La pallavolo è un rito, una storia che si ripete all’infinito, ma sempre diversa. Lo sguardo un pò assonnato della domenica mattina, il caffè con i compagni di squadra prima della partita, le trasferte in giro per la Puglia, i canti e gli sfottimenti prima di giocare. Perché, come in ogni gruppo, c’è sempre qualcuno da sfottere o qualcosa su cui scherzare e ridere. La pallavolo è un rito che diventa magico, quando entri in qualsiasi palestra, palazzetto. Inizia il teatrino dello sport, farsa e vita nello stesso tempo. Qualcuno ha un gesto scaramantico da fare, un abitudine pre partita. L’arbitro ti chiama, il riconoscimento. Con aria concentrata, lui guarda il quaderno dei documenti ed il referto
“ Vi chiamo per Cognome, voi rispondetemi con nome e numero di maglia” dice
E’ un rito anche aspettare il tuo nome. Alcune volte è come aspettare che ti chiamino per un esame universitario. Un po’ di tensione pre partita, che non fa mai male. Finalmente arriva quel momento. L’arbitro nomina il tuo cognome e tu rispondi con il tuo nome ed il 7 come numero di maglia.

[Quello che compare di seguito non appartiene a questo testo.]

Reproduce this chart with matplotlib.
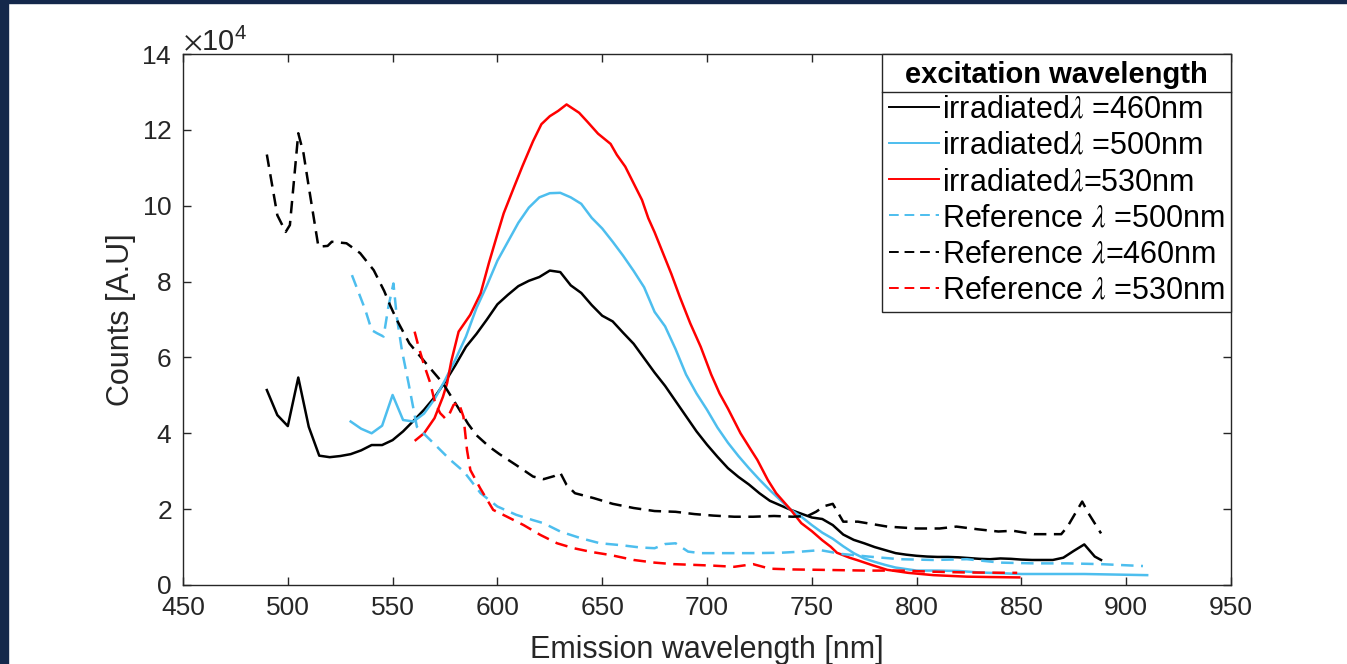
import numpy as np
import matplotlib
matplotlib.use("Agg")
import matplotlib.pyplot as plt
from matplotlib.lines import Line2D
from matplotlib.patches import Rectangle

plt.rcParams['font.family'] = ['Liberation Sans', 'DejaVu Sans']
plt.rcParams['mathtext.fontset'] = 'stix'

# ---------------- data (counts in units of 1e4) ----------------
irr460_wl = [490, 495, 500, 505, 510, 515, 520, 525, 530, 535, 540, 545, 550, 555, 560, 565, 570, 575,
             580, 585, 590, 595, 600, 605, 610, 615, 620, 625, 630, 635, 640, 645, 650, 655, 660, 665,
             670, 675, 680, 685, 690, 695, 700, 705, 710, 715, 720, 725, 730, 735, 740, 745, 750, 755,
             760, 765, 770, 775, 780, 785, 790, 795, 800, 805, 810, 815, 820, 825, 830, 835, 840, 845,
             850, 855, 860, 865, 870, 875, 880, 885, 888]
irr460_val = [5.14, 4.48, 4.19, 5.47, 4.17, 3.41, 3.37, 3.40, 3.45, 3.55, 3.69, 3.69, 3.82, 4.05, 4.33,
              4.62, 4.95, 5.35, 5.80, 6.28, 6.62, 7.00, 7.40, 7.65, 7.88, 8.02, 8.12, 8.29, 8.25, 7.90,
              7.70, 7.38, 7.10, 6.95, 6.65, 6.36, 5.98, 5.60, 5.25, 4.85, 4.45, 4.05, 3.70, 3.38, 3.08,
              2.85, 2.65, 2.42, 2.22, 2.10, 1.98, 1.88, 1.78, 1.74, 1.58, 1.33, 1.19, 1.10, 1.00, 0.92,
              0.84, 0.80, 0.77, 0.75, 0.74, 0.74, 0.73, 0.71, 0.69, 0.68, 0.70, 0.69, 0.67, 0.66, 0.66,
              0.66, 0.72, 0.90, 1.07, 0.75, 0.66]

irr500_wl = [530, 535, 540, 545, 550, 555, 560, 565, 570, 575, 580, 585, 590, 595, 600, 605, 610, 615,
             620, 625, 630, 635, 640, 645, 650, 655, 660, 665, 670, 675, 680, 685, 690, 695, 700, 705,
             710, 715, 720, 725, 730, 735, 740, 745, 750, 755, 760, 765, 770, 775, 780, 785, 790, 795,
             800, 810, 820, 830, 840, 850, 860, 870, 880, 890, 900, 910]
irr500_val = [4.31, 4.12, 4.00, 4.20, 5.01, 4.35, 4.31, 4.52, 4.90, 5.40, 5.95, 6.55, 7.30, 7.90, 8.55,
              9.05, 9.55, 9.95, 10.22, 10.33, 10.34, 10.22, 10.05, 9.68, 9.40, 9.05, 8.68, 8.28, 7.85,
              7.20, 6.82, 6.22, 5.55, 5.05, 4.62, 4.15, 3.75, 3.40, 3.08, 2.78, 2.50, 2.24, 1.98, 1.80,
              1.58, 1.38, 1.22, 1.02, 0.84, 0.70, 0.61, 0.53, 0.46, 0.42, 0.38, 0.38, 0.37, 0.33, 0.31,
              0.29, 0.29, 0.29, 0.29, 0.28, 0.27, 0.26]

irr530_wl = [561, 565, 570, 574, 576, 578, 581.5, 587, 592, 596, 600, 603, 608, 612, 617, 621, 625, 629,
             633, 639, 643, 648, 652, 654, 657, 661, 665, 669, 672, 675, 679, 683, 687, 692, 697, 702,
             706, 710, 716, 721, 724, 729, 733, 740, 745, 750, 755, 759, 762, 768, 772, 779, 786, 796,
             808, 824, 835, 849]
irr530_val = [3.82, 4.00, 4.40, 4.96, 5.32, 5.90, 6.68, 7.12, 7.69, 8.50, 9.25, 9.80, 10.50, 11.05, 11.70,
              12.15, 12.36, 12.50, 12.67, 12.45, 12.21, 11.90, 11.72, 11.63, 11.34, 11.03, 10.59, 10.15,
              9.67, 9.30, 8.75, 8.20, 7.60, 6.90, 6.28, 5.55, 5.05, 4.65, 4.00, 3.56, 3.30, 2.77, 2.42,
              1.98, 1.63, 1.42, 1.18, 1.01, 0.85, 0.72, 0.65, 0.52, 0.40, 0.32, 0.26, 0.22, 0.21, 0.20]

ref500_wl = [530.6, 537, 540, 542.5, 545.7, 548, 550.4, 552, 554.4, 557.6, 561.6, 569.5, 577.5, 584, 592,
             600, 609, 617, 622, 630, 640, 649, 659, 668, 675, 680, 685, 691, 697, 710, 722, 735, 745,
             754, 764, 777, 792, 808, 824, 840, 856, 872, 888, 908]
ref500_val = [8.17, 7.25, 6.72, 6.64, 6.55, 7.34, 7.95, 7.07, 6.20, 5.32, 4.17, 3.74, 3.30, 2.99, 2.42,
              2.07, 1.85, 1.71, 1.63, 1.41, 1.23, 1.10, 1.05, 0.99, 0.97, 1.08, 1.10, 0.88, 0.84, 0.84,
              0.84, 0.85, 0.88, 0.92, 0.82, 0.75, 0.68, 0.66, 0.68, 0.59, 0.57, 0.57, 0.55, 0.50]

ref460_wl = [490, 495, 499, 501, 505, 507.5, 510, 514.6, 519, 521, 528, 534.5, 541, 546, 549, 552, 558,
             566, 574, 581, 586, 590, 596, 601, 609, 617, 622, 627, 630, 633, 637, 646, 655, 665, 675,
             685, 694, 703, 713, 722, 732, 741, 748, 752, 756, 760, 765, 772, 786, 800, 811, 819, 829,
             839, 846, 856, 869, 872, 879, 882, 888]
ref460_val = [11.35, 9.75, 9.31, 9.49, 11.91, 11.38, 10.50, 8.92, 8.94, 9.05, 9.01, 8.75, 8.30, 7.75,
              7.35, 6.99, 6.37, 5.84, 5.32, 4.70, 4.25, 3.95, 3.65, 3.45, 3.16, 2.86, 2.79, 2.87, 2.96,
              2.64, 2.42, 2.29, 2.14, 2.03, 1.95, 1.93, 1.87, 1.83, 1.80, 1.80, 1.82, 1.80, 1.82, 1.93,
              2.08, 2.14, 1.67, 1.67, 1.54, 1.49, 1.49, 1.54, 1.47, 1.41, 1.43, 1.34, 1.34, 1.54, 2.20,
              1.89, 1.36]

ref530_wl = [560.5, 562.4, 564.8, 568, 570.3, 572.7, 574.3, 575.1, 576.7, 579.1, 581.5, 583.8, 585.5,
             587.1, 591.8, 598, 604.6, 612.5, 620.5, 628.5, 636.4, 645, 654, 665, 675, 684, 694, 703,
             713, 722, 730, 741, 754, 776, 792, 808, 824, 848]
ref530_val = [6.68, 6.28, 5.84, 5.32, 4.79, 4.53, 4.44, 4.39, 4.46, 4.75, 4.81, 4.44, 3.56, 3.03, 2.55,
              1.98, 1.80, 1.58, 1.32, 1.10, 0.97, 0.87, 0.79, 0.66, 0.59, 0.55, 0.53, 0.51, 0.48, 0.55,
              0.43, 0.41, 0.40, 0.38, 0.38, 0.35, 0.33, 0.32]

series_labels = [r"irradiated$\lambda$ =460nm", r"irradiated$\lambda$ =500nm", r"irradiated$\lambda$=530nm",
                 r"Reference $\lambda$ =500nm", r"Reference $\lambda$=460nm", r"Reference $\lambda$ =530nm"]
legend_title = "excitation wavelength"
x_ticks = [450, 500, 550, 600, 650, 700, 750, 800, 850, 900, 950]
y_ticks_e4 = [0, 2, 4, 6, 8, 10, 12, 14]
scale = 1e4

# ---------------- figure ----------------
W, H = 1347, 664
fig = plt.figure(figsize=(W / 100, H / 100), dpi=100)
fig.patch.set_facecolor('white')
ax = fig.add_axes([183 / W, 1 - 585 / H, (1231 - 183) / W, (585 - 54) / H])

black = '#000000'
blue = '#4DBEEE'
red = '#FF0000'
lw = 1.8
dash = (0, (5, 3))

series = [
    (irr460_wl, irr460_val, black, '-'),
    (irr500_wl, irr500_val, blue, '-'),
    (irr530_wl, irr530_val, red, '-'),
    (ref500_wl, ref500_val, blue, dash),
    (ref460_wl, ref460_val, black, dash),
    (ref530_wl, ref530_val, red, dash),
]
for (wl, val, c, ls), lab in zip(series, series_labels):
    ax.plot(wl, np.array(val) * scale, color=c, linestyle=ls, linewidth=lw, label=lab)

axc = '#262626'
ax.set_xlim(450, 950)
ax.set_ylim(0, 14e4)
ax.set_xticks(x_ticks)
ax.set_yticks(np.array(y_ticks_e4) * scale)
ax.ticklabel_format(axis='y', style='sci', scilimits=(4, 4), useMathText=True)
ax.yaxis.get_offset_text().set_fontsize(21)
ax.yaxis.get_offset_text().set_color(axc)
for s in ax.spines.values():
    s.set_color(axc)
    s.set_linewidth(1.0)
ax.tick_params(direction='in', length=6, width=1.0, color=axc, labelcolor=axc,
               labelsize=19, top=True, right=True)
ax.tick_params(axis='y', pad=8)
ax.tick_params(axis='x', pad=8)
ax.set_xlabel("Emission wavelength [nm]", fontsize=22, color=axc, labelpad=11)
ax.set_ylabel("Counts [A.U]", fontsize=22, color=axc, labelpad=4)

leg = ax.legend(loc='upper right', bbox_to_anchor=(1.0, 1.0), borderaxespad=0,
                fontsize=22, title=legend_title,
                title_fontproperties={'weight': 'bold', 'size': 21},
                fancybox=False, framealpha=1, edgecolor=axc,
                handlelength=1.65, handletextpad=0.08, labelspacing=0.2,
                borderpad=0.22)
leg.get_frame().set_linewidth(1.0)
for h in leg.get_lines():
    h.set_linewidth(1.4)

# navy screenshot border
fig.patches.append(Rectangle((0, 0), 8 / W, 1, transform=fig.transFigure, color='#14284b', zorder=10))
fig.patches.append(Rectangle((0, 1 - 3 / H), 1, 3 / H, transform=fig.transFigure, color='#14284b', zorder=10))

# divider under legend title
fig.canvas.draw()
r = fig.canvas.get_renderer()
lb = leg.get_frame().get_window_extent(r)
tb = leg.get_title().get_window_extent(r)
ydiv = tb.y0 - 3
fig.lines.append(Line2D([lb.x0 / W, lb.x1 / W], [ydiv / H, ydiv / H], transform=fig.transFigure,
                        color=axc, linewidth=1.0))

fig.savefig('out.png', dpi=100)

Esci, assapori l’aria, la polvere della palestra. In alcuni casi l’odore della gomma, caratteristico, ti rimanda a quando hai iniziato a giocare e non sapevi cosa fosse, il rito giocoso della pallavolo.
Inizia il riscaldamento, gli sfottimenti continuano. Giocherò, non giocherò. Solo il mister sa che caspita ha in testa. Volgi lo sguardo ai tuoi compagni. Post streching, incominci a palleggiare e già da là capisci se sei in giornata oppure no. Ci sono luoghi poi, in cui la percezione degli spazi, la luce, ti sono particolarmente favorevoli. Ci sono posti, palazzetti, palestre dove giochi sempre bene ed altri dove giochi sempre male e certe volte non capisci perché. La tensione sale, ma nello stesso tempo sale anche la gioia. Le schiacciate di riscaldamento. Quando sei giovane, pure nel riscaldamento tiri come un dannato, quasi come se fosse l’ultima schiacciata della vita, come se non ci fosse un domani.
“Ora vi faccio vedere, cosa vi aspetta”
pensi con grinta e guardi con aria di sfida gli avversari ad ogni schiacciata di riscaldamento fatta bene. Se poi riesci a chiuderla nei tre metri (rarissime volte) è l’apoteosi. Con l’età e l’esperienza impari a gestirti e pensi “quelle belle e forti le risparmio per la partita”. La grinta è la stessa, ma la consapevolezza è maggiore. Sai che si fa punto pure con i pallonetti e quando fai punto così, ridacchi sotto i baffi, di gusto.
Si, la pallavolo è un rito, anche nello sbirciare il tuo mister, mentre sul foglietto da consegnare all’arbitro ed all’addetto del referto segnapunti, scrive i numeri di coloro che giocheranno. Lì è come se ti trovassi di fronte ad un giudice che sta emettendo la sua sentenza. Non c’è scampo.
Sapete dove però si vede, giocando, che gran bel rito è la pallavolo. Nel fondamentale della battuta. Ognuno ha il suo vezzo preparatorio. Il mio è ad esempio, nella battuta al salto, palleggiare a terra sette volte (torna sempre questo numero) prima di battere ed alzarmi la pala con il braccio non della schiacciata. Tecnicamente sbagliatissimo, ma così è. Mi ricordo uno come Sartoretti, che batteva al salto prendendo la rincorsa storta. Ognuno, a tutti livelli, da quello basso come il mio, a quello più alto, ha il suo vezzo.
Finisce la partita ed il rito si conclude con un disciplinato saluto degli avversari e nel caso si è vinto, con festeggiamenti anche pazzi al centro del campo (spesso sempre gli stessi).
Che gran bel rito, la pallavolo, parabola e specchio di vita dai colori magici.
Consigli sulle modalità di lettura
Udito – Musica consigliata: The Fray – You found me
Gusto: Caffè
Olfatto: Caffè
Tatto: pallone di pallavolo
Da leggere all’interno di un palazzetto, palestra, spogliatoio
Sono curioso, hai dei tuoi riti quando pratichi lo sport?